Negative rights are the rights not to have things done to yourself or your property. Broadly speaking, negative rights correspond to the right to not be interfered with, assuming that you’re not infringing on the rights of another. For instance, we might agree that a person has the right not to have anyone impose their will on them with regard to how they dispose of their property. Or we might agree that a person has the right to be free from others using force against them or even threatening to do so. Most people believe that at least some negative rights exist.
Positive rights are rights to things, rather than rights to be free from things.
While negative rights prohibit others from taking certain actions against a person.

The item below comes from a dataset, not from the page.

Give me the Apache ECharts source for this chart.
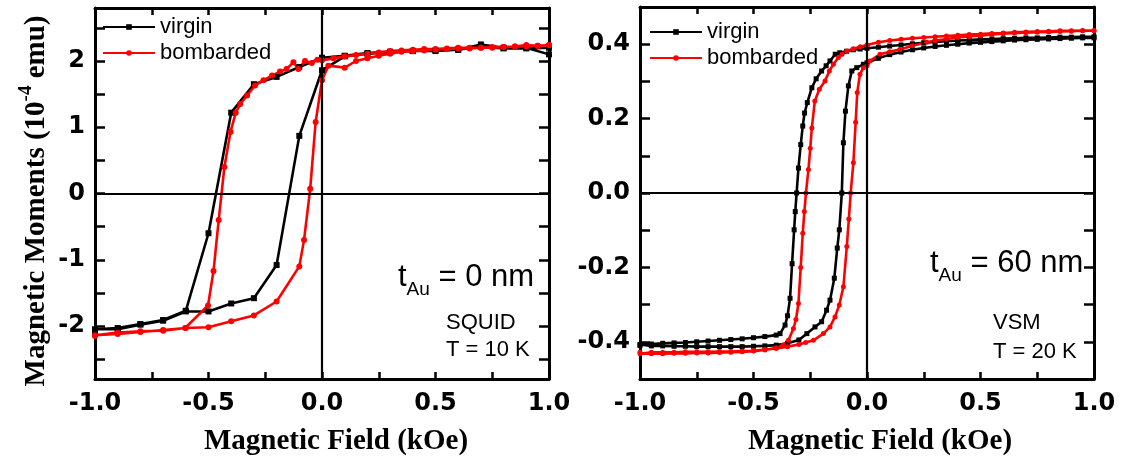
<!DOCTYPE html>
<html><head><meta charset="utf-8">
<script src="https://cdn.jsdelivr.net/npm/echarts@6/dist/echarts.min.js"></script>
<style>html,body{margin:0;padding:0;background:#fff}#c{width:1123px;height:460px}</style>
</head><body><div id="c"></div><script>
// ---------- DATA (field in kOe, moment) ----------
// Left panel: SQUID, T = 10 K, moment in 1e-4 emu
const squidVirginDown = [[1.0,2.20],[0.9,2.19],[0.8,2.19],[0.7,2.22],[0.6,2.17],[0.5,2.16],[0.4,2.15],[0.3,2.14],[0.2,2.12],[0.1,2.08],[0.0,2.05],[-0.1,1.91],[-0.2,1.76],[-0.3,1.65],[-0.4,1.22],[-0.5,-0.60],[-0.6,-1.77],[-0.7,-1.91],[-0.8,-1.97],[-0.9,-2.03],[-1.0,-2.05]];
const squidVirginUp = [[-1.0,-2.08],[-0.9,-2.05],[-0.8,-1.98],[-0.7,-1.92],[-0.6,-1.78],[-0.5,-1.78],[-0.4,-1.66],[-0.3,-1.58],[-0.2,-1.08],[-0.1,0.87],[0.0,1.86],[0.1,2.07],[0.2,2.11],[0.3,2.13],[0.4,2.15],[0.5,2.15],[0.6,2.17],[0.7,2.25],[0.8,2.20],[0.9,2.20],[1.0,2.10]];
const squidBombDown = [[1.0,2.24],[0.95,2.23],[0.9,2.24],[0.85,2.22],[0.8,2.21],[0.75,2.21],[0.7,2.20],[0.65,2.20],[0.6,2.20],[0.55,2.19],[0.5,2.18],[0.45,2.18],[0.4,2.17],[0.35,2.16],[0.3,2.15],[0.25,2.13],[0.2,2.11],[0.15,2.09],[0.1,2.07],[0.05,2.04],[0.0,2.01],[-0.02,2.02],[-0.045,1.97],[-0.075,2.00],[-0.104,1.88],[-0.126,1.98],[-0.156,1.88],[-0.185,1.84],[-0.22,1.78],[-0.258,1.71],[-0.295,1.63],[-0.33,1.48],[-0.36,1.35],[-0.38,1.22],[-0.403,0.93],[-0.43,0.40],[-0.455,-0.40],[-0.478,-1.17],[-0.502,-1.69],[-0.603,-2.03],[-0.7,-2.07],[-0.8,-2.08],[-0.9,-2.10],[-1.0,-2.14]];
const squidBombUp = [[-1.0,-2.15],[-0.9,-2.12],[-0.8,-2.09],[-0.7,-2.06],[-0.6,-2.03],[-0.5,-2.02],[-0.4,-1.93],[-0.3,-1.84],[-0.2,-1.63],[-0.1,-1.10],[-0.079,-0.70],[-0.052,0.07],[-0.028,1.08],[0.0,1.71],[0.028,1.93],[0.1,1.90],[0.15,2.00],[0.2,2.04],[0.25,2.08],[0.3,2.11],[0.35,2.14],[0.4,2.15],[0.45,2.16],[0.5,2.17],[0.55,2.18],[0.6,2.19],[0.65,2.19],[0.7,2.20],[0.75,2.20],[0.8,2.21],[0.85,2.22],[0.9,2.22],[0.95,2.23],[1.0,2.24]];
// Right panel: VSM, T = 20 K
const vsmVirginDown = [[1.0,.420],[.95,.420],[.9,.419],[.85,.419],[.8,.418],[.75,.417],[.7,.417],[.65,.416],[.6,.415],[.55,.414],[.5,.413],[.45,.411],[.4,.410],[.35,.408],[.3,.406],[.25,.404],[.2,.401],[.15,.398],[.1,.395],[.05,.392],[0,.389],[-.03,.387],[-.06,.385],[-.09,.381],[-.12,.377],[-.14,.373],[-.163,.355],[-.18,.342],[-.2,.328],[-.224,.307],[-.243,.283],[-.263,.243],[-.275,.215],[-.283,.180],[-.292,.130],[-.302,.067],[-.31,0],[-.316,-.050],[-.321,-.099],[-.33,-.190],[-.339,-.283],[-.35,-.330],[-.361,-.355],[-.383,-.378],[-.4,-.382],[-.45,-.386],[-.5,-.389],[-.55,-.392],[-.6,-.394],[-.65,-.396],[-.7,-.398],[-.75,-.400],[-.8,-.402],[-.85,-.403],[-.9,-.404],[-.95,-.406],[-1.0,-.407]];
const vsmVirginUp = [[-1.0,-.410],[-.95,-.411],[-.9,-.411],[-.85,-.412],[-.8,-.412],[-.75,-.413],[-.7,-.413],[-.65,-.413],[-.6,-.413],[-.55,-.413],[-.5,-.412],[-.45,-.411],[-.4,-.409],[-.35,-.404],[-.3,-.395],[-.265,-.378],[-.229,-.360],[-.2,-.346],[-.178,-.315],[-.163,-.288],[-.144,-.229],[-.131,-.148],[-.122,-.099],[-.111,0],[-.104,.135],[-.095,.220],[-.082,.288],[-.067,.328],[-.045,.337],[-.016,.346],[0,.350],[.05,.362],[.1,.372],[.15,.379],[.2,.385],[.25,.390],[.3,.394],[.35,.397],[.4,.400],[.45,.403],[.5,.405],[.55,.407],[.6,.409],[.65,.411],[.7,.412],[.75,.413],[.8,.414],[.85,.415],[.9,.416],[.95,.417],[1.0,.417]];
const vsmBombDown = [[1.0,.437],[.95,.437],[.9,.436],[.85,.436],[.8,.435],[.75,.434],[.7,.433],[.65,.432],[.6,.430],[.55,.429],[.5,.427],[.45,.426],[.4,.424],[.35,.422],[.3,.420],[.25,.418],[.2,.416],[.15,.413],[.1,.410],[.05,.405],[0,.398],[-.03,.393],[-.06,.388],[-.089,.382],[-.11,.373],[-.126,.364],[-.148,.346],[-.166,.328],[-.185,.301],[-.21,.279],[-.23,.247],[-.243,.175],[-.25,.120],[-.258,.063],[-.269,0],[-.276,-.050],[-.283,-.108],[-.292,-.200],[-.302,-.297],[-.313,-.340],[-.324,-.364],[-.346,-.396],[-.37,-.409],[-.4,-.416],[-.45,-.422],[-.5,-.425],[-.55,-.427],[-.6,-.428],[-.65,-.429],[-.7,-.430],[-.75,-.430],[-.8,-.431],[-.85,-.431],[-.9,-.432],[-.95,-.432],[-1.0,-.432]];
const vsmBombUp = [[-1.0,-.428],[-.95,-.428],[-.9,-.428],[-.85,-.428],[-.8,-.427],[-.75,-.427],[-.7,-.427],[-.65,-.426],[-.6,-.426],[-.55,-.425],[-.5,-.424],[-.45,-.421],[-.4,-.418],[-.35,-.413],[-.3,-.407],[-.27,-.402],[-.236,-.396],[-.192,-.378],[-.163,-.360],[-.141,-.333],[-.122,-.301],[-.104,-.252],[-.089,-.144],[-.08,-.070],[-.072,0],[-.06,.081],[-.05,.190],[-.043,.270],[-.031,.319],[-.016,.337],[0,.342],[.013,.355],[.057,.373],[.1,.380],[.145,.386],[.2,.396],[.263,.405],[.3,.410],[.35,.414],[.4,.418],[.45,.421],[.5,.423],[.55,.426],[.6,.428],[.65,.430],[.7,.431],[.75,.432],[.8,.433],[.85,.434],[.9,.435],[.95,.436],[1.0,.436]];

// ---------- AXIS TICKS / LABELS ----------
const fieldLabels = [-1, -0.5, 0, 0.5, 1];
const squidYLabels = [-2, -1, 0, 1, 2];
const squidYTicks = [-2.5, -2, -1.5, -1, -0.5, 0, 0.5, 1, 1.5, 2, 2.5];
const vsmYLabels = [-0.4, -0.2, 0, 0.2, 0.4];
const vsmYTicks = [-0.4, -0.3, -0.2, -0.1, 0, 0.1, 0.2, 0.3, 0.4];
const seriesNames = ['virgin', 'bombarded'];

// ---------- STYLE HELPERS ----------
const tickFont = {fontFamily:'DejaVu Sans', fontWeight:'bold', fontSize:24, color:'#000'};
function xAx(grid, pos, show){
  return {type:'value', gridIndex:grid, position:pos, min:-1, max:1, interval:0.25,
    axisLine:{show:true, onZero:false, lineStyle:{color:'#000', width:3}},
    axisTick:{show:true, inside:true, length:7, lineStyle:{color:'#000', width:2.5}},
    axisLabel:Object.assign({show:show, customValues:fieldLabels, formatter:v=>(+v).toFixed(1), margin:13}, tickFont),
    splitLine:{show:false}};
}
function yAx(grid, pos, show, min, max, ticks, labels, fmt){
  return {type:'value', gridIndex:grid, position:pos, min:min, max:max,
    axisLine:{show:true, onZero:false, lineStyle:{color:'#000', width:3}},
    axisTick:{show:true, inside:true, length:10, customValues:ticks, lineStyle:{color:'#000', width:2.5}},
    axisLabel:Object.assign({show:show, customValues:labels, formatter:fmt, margin:10}, tickFont),
    splitLine:{show:false}};
}
const zeroLines = {silent:true, symbol:['none','none'], animation:false,
  label:{show:false}, lineStyle:{color:'#000', width:2.2, type:'solid'},
  emphasis:{disabled:true}, data:[{xAxis:0},{yAxis:0}]};
function ser(name, xi, yi, data, color, symbol, size, withZero){
  const s = {type:'line', name:name, xAxisIndex:xi, yAxisIndex:yi, data:data,
    symbol:symbol, symbolSize:size, showSymbol:true,
    lineStyle:{color:color, width:2.6}, itemStyle:{color:color},
    emphasis:{disabled:true}, z:3};
  if (withZero) s.markLine = zeroLines;
  return s;
}
function legendAt(left, top){
  return {data:seriesNames, orient:'vertical', left:left, top:top, padding:0,
    itemWidth:52, itemHeight:7, itemGap:4, selectedMode:false,
    textStyle:{fontFamily:'Liberation Sans', fontSize:22, color:'#000', lineHeight:22}};
}
const serif = 'Liberation Serif';
function plainText(x, y, text, size){
  return {type:'text', x:x, y:y, silent:true,
    style:{text:text, fontFamily:'Liberation Sans', fontSize:size, fill:'#000',
      textAlign:'left', textVerticalAlign:'middle', align:'left', verticalAlign:'middle'}};
}
function tAu(x, y, rest){
  return {type:'text', x:x, y:y, silent:true,
    style:{text:'{m|t}{s|Au}{m|' + rest + '}', fill:'#000',
      rich:{m:{fontFamily:'Liberation Sans', fontSize:31, lineHeight:44, fill:'#000'},
            s:{fontFamily:'Liberation Sans', fontSize:19, lineHeight:19, verticalAlign:'bottom', fill:'#000'}},
      textAlign:'left', textVerticalAlign:'middle', align:'left', verticalAlign:'middle'}};
}

const option = {
  animation:false,
  backgroundColor:'#fff',
  grid:[
    {left:95, top:8, width:454, height:371},
    {left:640, top:7, width:454, height:372}
  ],
  xAxis:[ xAx(0,'bottom',true), xAx(0,'top',false), xAx(1,'bottom',true), xAx(1,'top',false) ],
  yAxis:[
    yAx(0,'left',true,-2.8,2.8,squidYTicks,squidYLabels,v=>String(Math.round(v))),
    yAx(0,'right',false,-2.8,2.8,squidYTicks,squidYLabels,v=>String(v)),
    yAx(1,'left',true,-0.5,0.5,vsmYTicks,vsmYLabels,v=>(+v).toFixed(1)),
    yAx(1,'right',false,-0.5,0.5,vsmYTicks,vsmYLabels,v=>(+v).toFixed(1))
  ],
  legend:[ legendAt(102,16), legendAt(649,21) ],
  series:[
    ser('virgin',0,0,squidVirginDown.concat(squidVirginUp),'#000','rect',6,true),
    ser('bombarded',0,0,squidBombDown.concat(squidBombUp),'#ff0000','circle',6,false),
    ser('virgin',2,2,vsmVirginDown.concat(vsmVirginUp),'#000','rect',5,true),
    ser('bombarded',2,2,vsmBombDown.concat(vsmBombUp),'#ff0000','circle',5,false)
  ],
  graphic:[
    {type:'text', x:336, y:442, silent:true,
      style:{text:'Magnetic Field (kOe)', fontFamily:serif, fontWeight:'bold', fontSize:29, fill:'#000',
        textAlign:'center', textVerticalAlign:'middle', align:'center', verticalAlign:'middle'}},
    {type:'text', x:880, y:442, silent:true,
      style:{text:'Magnetic Field (kOe)', fontFamily:serif, fontWeight:'bold', fontSize:29, fill:'#000',
        textAlign:'center', textVerticalAlign:'middle', align:'center', verticalAlign:'middle'}},
    {type:'text', x:37, y:201, rotation:Math.PI/2, silent:true,
      style:{text:'{a|Magnetic Moments (10}{s|-4}{a| emu)}', fill:'#000',
        rich:{a:{fontFamily:serif, fontWeight:'bold', fontSize:29, lineHeight:40, fill:'#000'},
              s:{fontFamily:serif, fontWeight:'bold', fontSize:19, lineHeight:17, verticalAlign:'top', fill:'#000'}},
        textAlign:'center', textVerticalAlign:'middle', align:'center', verticalAlign:'middle'}},
    tAu(398, 277, ' = 0 nm'),
    tAu(930, 263, ' = 60 nm'),
    plainText(446, 323, 'SQUID', 22),
    plainText(446, 350, 'T = 10 K', 22),
    plainText(993, 323, 'VSM', 22),
    plainText(993, 352, 'T = 20 K', 22)
  ]
};
const chart = echarts.init(document.getElementById('c'), null, {renderer:'canvas'});
chart.setOption(option);
</script></body></html>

Positive rights, such as the claimed right to healthcare, require that third parties take certain actions with respect to a person.
The trouble with declaring healthcare, and similar services, to be a right is that enforcing this right is incompatible with negative rights such as the right of peaceful people to be free from force or the threat of force.
Healthcare is not abundant in nature in the sense that something like air is. It requires human labour to provide it. If we are serious about upholding a person’s positive right to healthcare we need to be prepared to threaten force against at least one of two groups of peaceful people to get them to behave in certain ways: Either we need to be prepared to draft providers of healthcare directly, threatening punishment if they don’t comply, or we need to be prepared to gather the resources to compensate (non drafted) healthcare providers by extorting them from others.
In both cases the enforcement of a positive right quickly infringes on a negative right. You cannot consistently be in favour of both the right for peaceful people to be free from coercion as well as the right to healthcare, the two are not compatible.